ソ連側は終戦後、日本軍の将兵を捕虜として、ソ連領内で労働に従事させることはあらかじめ計画していたようである。
ソ連は第二次世界大戦で約2万5千人の兵力を失ったとい。国内には若い男性が不足していたので、日本軍の将兵を当分の間、その補充に使うことを考えていたという。
ただ、前述したように、日本軍将兵60万人をソ連領内に運び入れるについては、何らかの形で日本軍の首脳部との間で話し合いが行われていたに違いない、という思いが、われわれ抑留者には強い。
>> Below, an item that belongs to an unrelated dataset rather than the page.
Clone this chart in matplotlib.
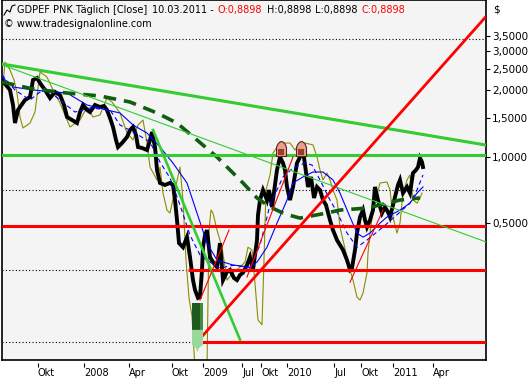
import matplotlib
matplotlib.use("Agg")
import matplotlib.pyplot as plt
from matplotlib.path import Path
from matplotlib.ticker import FixedLocator, NullLocator, NullFormatter

# ---------------- data (bar index on x, price in $ on y) ----------------
black_x = [2,6,10,13,15,18,20,25,30,33,37,40,45,50,55,60,64,67,72,77,80,83,87,90,95,100,104,107,110,113,
           116,118,122,127,130,133,136,138,142,147,150,152,155,157,160,165,170,173,175,177,179,183,187,190,193,195,198,200,202,203,
           205,207,210,213,217,220,223,227,230,234,237,240,243,247,250,253,255,257,258,260,263,265,267,269,272,275,277,280,283,285,
           287,290,293,297,300,303,305,308,311,314,317,320,323,326,330,333,337,340,343,347,350,352,355,357,360,363,365,367,370,373,
           375,378,382,385,388,390,395,398,400,403,407,410,413,416,418,420,422,423]
black_v = [2.221,2.108,2.002,1.713,1.420,1.626,1.677,1.804,1.861,2.221,2.268,2.153,2.002,1.842,1.961,1.900,1.713,1.512,1.465,1.420,
           1.592,1.713,1.626,1.592,1.713,1.677,1.695,1.626,1.496,1.362,1.190,1.106,1.153,1.227,1.320,1.362,1.253,1.106,1.095,1.072,
           1.190,1.293,1.106,0.871,0.761,0.745,0.761,0.745,0.637,0.517,0.407,0.390,0.433,0.352,0.277,0.250,0.230,0.232,0.308,0.390,
           0.442,0.466,0.352,0.334,0.317,0.407,0.277,0.302,0.308,0.283,0.277,0.292,0.299,0.324,0.352,0.308,0.360,0.420,0.545,0.637,
           0.707,0.671,0.637,0.707,0.592,0.745,0.871,0.997,0.936,0.871,0.730,0.637,0.730,0.936,0.997,1.072,0.917,0.730,0.810,0.651,
           0.730,0.707,0.637,0.605,0.517,0.466,0.420,0.399,0.379,0.341,0.308,0.314,0.379,0.452,0.534,0.574,0.517,0.481,0.517,0.574,
           0.730,0.637,0.556,0.592,0.562,0.534,0.657,0.745,0.785,0.685,0.730,0.685,0.844,0.871,0.898,0.986,0.946,0.898]

olive_x = [2,5,10,14,17,20,23,30,35,40, 47,53,60,70,80,87,93,100,107,112,
           120,127,133,138,143,147,150,157,160,163, 167,170,175,180,183,186,189,192,195,207,
           209,211,213,217,222,227,233,240,245,248, 252,255,258,262,264,266,270,273,280,290,
           295,300,305,313,317,320,323,327,330,333, 337,340,343,347,350,353,357,360,363,367,
           368,370,373,380,387,390,393,397,400,403, 407,410,413,417,420,422]
olive_v = [1.861,2.679,2.465,2.221,1.940,1.512,1.348,1.420,1.592,2.414, 2.292,2.002,1.748,1.362,1.465,1.677,1.512,1.544,1.842,1.767,
           1.576,1.279,1.190,1.391,1.465,1.153,0.898,0.785,0.898,0.685, 0.574,0.556,0.707,0.898,0.637,0.341,0.230,0.190,0.110,0.110,
           0.466,0.574,0.556,0.466,0.390,0.277,0.299,0.317,0.334,0.390, 0.379,0.268,0.183,0.174,0.341,0.707,0.827,1.039,1.153,1.153,
           1.072,1.153,1.153,1.130,0.997,0.871,0.785,0.844,0.785,0.707, 0.637,0.481,0.420,0.352,0.308,0.277,0.232,0.225,0.242,0.299,
           0.367,0.452,0.574,0.761,0.769,0.707,0.534,0.452,0.501,0.685, 0.785,0.827,0.637,0.617,0.651,0.685]

blue_x = [2,13,33,67,87,107,120,133,147,160,173,187,197,207,217,233,250,257,267,277,287,293,303,313,323,333,340,350,357,363,
          370,380,387,400,410,417,423]
blue_v = [2.292,2.066,2.002,1.940,1.713,1.626,1.576,1.391,1.279,1.106,0.936,0.761,0.556,0.407,0.341,0.324,0.317,0.334,0.390,0.501,
          0.637,0.761,0.810,0.853,0.853,0.785,0.685,0.534,0.452,0.433,0.452,0.501,0.534,0.574,0.617,0.685,0.730]

bluedash_x = [2,15,30,45,60,75,90,110,120,135,150,160,170,180,190,200,210,220,235,250,260,270,283,293,305,312,320,330,337,347,
              357,367,383,400,410,417,423]
bluedash_v = [2.340,2.002,1.804,2.044,1.804,1.592,1.660,1.626,1.391,1.279,1.166,0.946,0.802,0.605,0.442,0.360,0.334,0.314,0.324,0.314,
              0.399,0.605,0.810,0.889,0.936,0.917,0.785,0.637,0.562,0.452,0.390,0.420,0.481,0.562,0.617,0.707,0.827]

ma_long_x = [2,33,67,100,130,157,177,197,217,230,243,257,270,285,300,327,340,367,400,420]
ma_long_v = [2.176,2.023,1.940,1.881,1.767,1.576,1.420,1.190,0.997,0.871,0.761,0.651,0.593,0.551,0.528,0.557,0.574,0.586,0.637,0.651]

# trend lines: (x0, v0, x1, v1)
green_thick = (2, 2.624, 486, 1.129)
green_thin = (2, 2.600, 486, 0.412)
green_steep = (153, 1.320, 240, 0.149)
red_diag = (198, 0.147, 486, 4.30)
red_thin = [(200, 0.225, 229, 0.466), (247, 0.286, 293, 0.997), (350, 0.271, 383, 0.574)]

# horizontal levels
green_level = 1.023
red_levels = [(2, 0.487), (188, 0.308), (198, 0.1454)]
dotted_levels = [3.40, 0.707, 0.308, 0.1454]

# peak markers and highlight
peak_x = [281, 301]
peak_v = [1.078, 1.078]
box_x = [192, 203]
box_dark = (0.218, 0.165)
box_light_tip = (197.5, 0.131)
box_light_mid = 0.141

# axes
yticks = [0.5, 1.0, 1.5, 2.0, 2.5, 3.0, 3.5]
ytick_labels = ["0,5000", "1,0000", "1,5000", "2,0000", "2,5000", "3,0000", "3,5000"]
xtick_pos = [38, 84, 129, 172, 203, 242, 261, 287, 334, 361, 393, 433]
xtick_labels = ["Okt", "2008", "Apr", "Okt", "2009", "Jul", "Okt", "2010", "Jul", "Okt", "2011", "Apr"]
ylim = (0.1206, 5.107)
xlim = (2, 486)

# title pieces
title_pieces = [("GDPEF PNK Täglich [Close]", 'black'), ("10.03.2011 -", 'black'), ("O:0,8898", '#FF0000'),
                ("H:0,8898", 'black'), ("L:0,8898", 'black'), ("C:0,8898", '#FF0000')]
title_starts = [17, 152, 218, 267]
copyright_text = "© www.tradesignalonline.com"

# ---------------- figure ----------------
plt.rcParams['font.family'] = ['DejaVu Sans']
W, H = 530, 380
fig = plt.figure(figsize=(W / 100, H / 100), dpi=100)
fig.patch.set_facecolor('white')
ax = fig.add_axes([2 / W, 20 / H, 484 / W, 360 / H])
ax.set_facecolor('#F4F4F4')
ax.set_yscale('log')
ax.set_xlim(*xlim)
ax.set_ylim(*ylim)

for s in ax.spines.values():
    s.set_color('black')
    s.set_linewidth(1.2)

# dotted levels
for lv in dotted_levels:
    ax.axhline(lv, color='black', lw=0.8, ls=(0, (1, 2)), zorder=1)

# price and averages
ax.plot(olive_x, olive_v, color='#8C8C00', lw=0.8, zorder=2)
ax.plot(black_x, black_v, color='black', lw=2.8, zorder=3, solid_joinstyle='miter')
ax.plot(blue_x, blue_v, color='#0000FF', lw=0.8, zorder=4)
ax.plot(bluedash_x, bluedash_v, color='#0000FF', lw=0.8, ls=(0, (4, 3)), zorder=4)
ax.plot(ma_long_x, ma_long_v, color='#0E5E0E', lw=2.6, ls=(0, (3.5, 2.2)), zorder=5)

# horizontal lines
ax.axhline(green_level, color='#33CC33', lw=2.2, zorder=6)
for x0, lv in red_levels:
    ax.plot([x0, xlim[1]], [lv, lv], color='#FF0000', lw=2.2, zorder=6, solid_capstyle='butt')

# trend lines
def seg(t, **kw):
    ax.plot([t[0], t[2]], [t[1], t[3]], **kw)

seg(green_thick, color='#33CC33', lw=2.2, zorder=6)
seg(green_thin, color='#33CC33', lw=0.8, zorder=6)
seg(green_steep, color='#33CC33', lw=1.9, zorder=6)
seg(red_diag, color='#FF0000', lw=2.0, zorder=7)
for t in red_thin:
    seg(t, color='#FF0000', lw=0.8, zorder=7)

# highlight box
ax.fill([box_x[0], box_x[1], box_x[1], box_x[0]],
        [box_dark[0], box_dark[0], box_dark[1], box_dark[1]],
        color='#1E5A1E', zorder=8, lw=0)
ax.fill([box_x[1] - 3, box_x[1], box_x[1], box_x[1] - 3],
        [box_dark[0], box_dark[0], box_dark[1], box_dark[1]],
        color='#3E8E3E', zorder=8, lw=0)
ax.fill([box_x[0], box_x[1], box_x[1], box_light_tip[0] + 1.5, box_light_tip[0], box_light_tip[0] - 1.5, box_x[0]],
        [box_dark[1], box_dark[1], box_light_mid, box_light_mid * 0.97, box_light_tip[1], box_light_mid * 0.97, box_light_mid],
        color='#98D898', zorder=8, lw=0)

# peak markers (bullet shapes)
verts = [(0.5, 0.1), (0.5, 0.35), (0.3, 0.75), (0.0, 0.8), (-0.3, 0.75), (-0.5, 0.35), (-0.5, 0.1), (-0.5, -0.7), (0.5, -0.7), (0.5, 0.1)]
codes = [Path.MOVETO, Path.CURVE4, Path.CURVE4, Path.CURVE4, Path.CURVE4, Path.CURVE4, Path.CURVE4, Path.LINETO, Path.LINETO, Path.CLOSEPOLY]
bullet = Path(verts, codes)
ax.plot(peak_x, peak_v, ls='none', marker=bullet, markersize=11.5, markerfacecolor='#E8A08A',
        markeredgecolor='#5A2418', markeredgewidth=0.8, zorder=9)
ax.plot(peak_x, [v * 0.975 for v in peak_v], ls='none', marker='s', markersize=4.5, markerfacecolor='#9A3A28',
        markeredgewidth=0, zorder=9)

# y axis on right
ax.yaxis.tick_right()
ax.yaxis.set_major_locator(FixedLocator(yticks))
ax.set_yticklabels(ytick_labels)
ax.yaxis.set_minor_locator(NullLocator())
ax.yaxis.set_minor_formatter(NullFormatter())
ax.tick_params(axis='y', which='major', length=3, width=0.8, pad=1.5, labelsize=7.5, colors='black')

# x axis
ax.set_xticks(xtick_pos)
ax.set_xticklabels(xtick_labels, ha='left')
ax.tick_params(axis='x', length=0, pad=5.5, labelsize=7)
ax.vlines(xtick_pos, -0.009, -0.019, transform=ax.get_xaxis_transform(), color='black', lw=0.8, clip_on=False)

# $ label
fig.text(493 / W, 1 - 10 / H, '$', fontsize=7.5, ha='left', va='center')

# title
icon_x = [4, 7, 10, 12, 15]
icon_y = [15, 10, 12, 6, 5]
fig.add_artist(plt.Line2D([x / W for x in icon_x], [1 - y / H for y in icon_y], color='black', lw=0.8))
fig.canvas.draw()
r = fig.canvas.get_renderer()
xpix = title_starts[0]
for i, (txt, col) in enumerate(title_pieces):
    if i < len(title_starts):
        xpix = title_starts[i]
    t = fig.text(xpix / W, 1 - 10 / H, txt, fontsize=7, color=col, ha='left', va='center')
    bb = t.get_window_extent(renderer=r)
    xpix += bb.width + 4
fig.text(4 / W, 1 - 24 / H, copyright_text, fontsize=7, color='black', ha='left', va='center')

fig.savefig('out.png', dpi=100)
その問題に関する直接の責任者であったといわれる関東軍の瀬島龍三中佐は、最後まで全く口を閉ざしていただけに依然として疑念をもっているが、彼もすでに没し、関係者と思われる人々も鬼籍に入ってしまった今となっては知る由もない。
ソ連は、日本人将兵五千人を一団とした編成を考えていたという。エラブガに収容された将校集団は約1万人であったから、A、B両ラーゲルに5千人ずつ収容されることになった。エラブガに収容された者以外にも、関東軍の将校はいたわけで、それらの人々は下士官、兵の部隊の指揮官としてそれぞれの収容所へ送られたのではないかと思っている。
Aラーゲル5千人の中には、若干名であったが下士官兵もいたし、将校は全部が佐官級、尉官級であったが、ただ一人、杉野少将が将官級でいた。彼は、日露戦争の旅順港閉塞作戦の時、広瀬中佐が船内を3度探したという杉野兵曹長の子供であると聞いていた。広瀬中佐はその捜査で遅れたために敵弾を頭に受けて戦死したと言われている。戦前の小学校で唄われた唱歌で有名であった。
ちなみに、広瀬中佐はロシア大使館の武官としてモスコウに勤務していた際、偉丈夫としてロシアの女性達に大変評判の人で、貴族の令嬢で深く慕っていた人もあったという。そのロシアとの戦いで、砲弾に当たって亡くなるというのも、何かの悲しい巡りの合わせではないか。
それはそれとして、5千人のAラーゲルは約60の中隊に区分され、われわれは「抑留者」であって「捕虜」ではないと主張していたが、収容所では明らかに「ボエノ・プンヌイ」(捕虜)と呼ばれていた。一般の中隊の他に給与、技術、機械(自動車)、病院、浴場(バーニャ)、演芸などの中隊もあった。
Aラーゲルには、これらの中隊を統括する日本側の責任者として主席が置かれ、その下にいわゆる連隊本部があって、ラーゲルの事務を扱っていた。
人員の掌握などを担当する庶務主任、給与を担当する給与主任の他、被服主任、技術主任などのポストが置かれていたが、このエラブガの将校収容所はモスコウ直轄といわれていた。このA、B両ラーゲルを監督する管理局長は近衛中佐が任命され、その局長の下に給与その他の部署の担当者が置かれていた。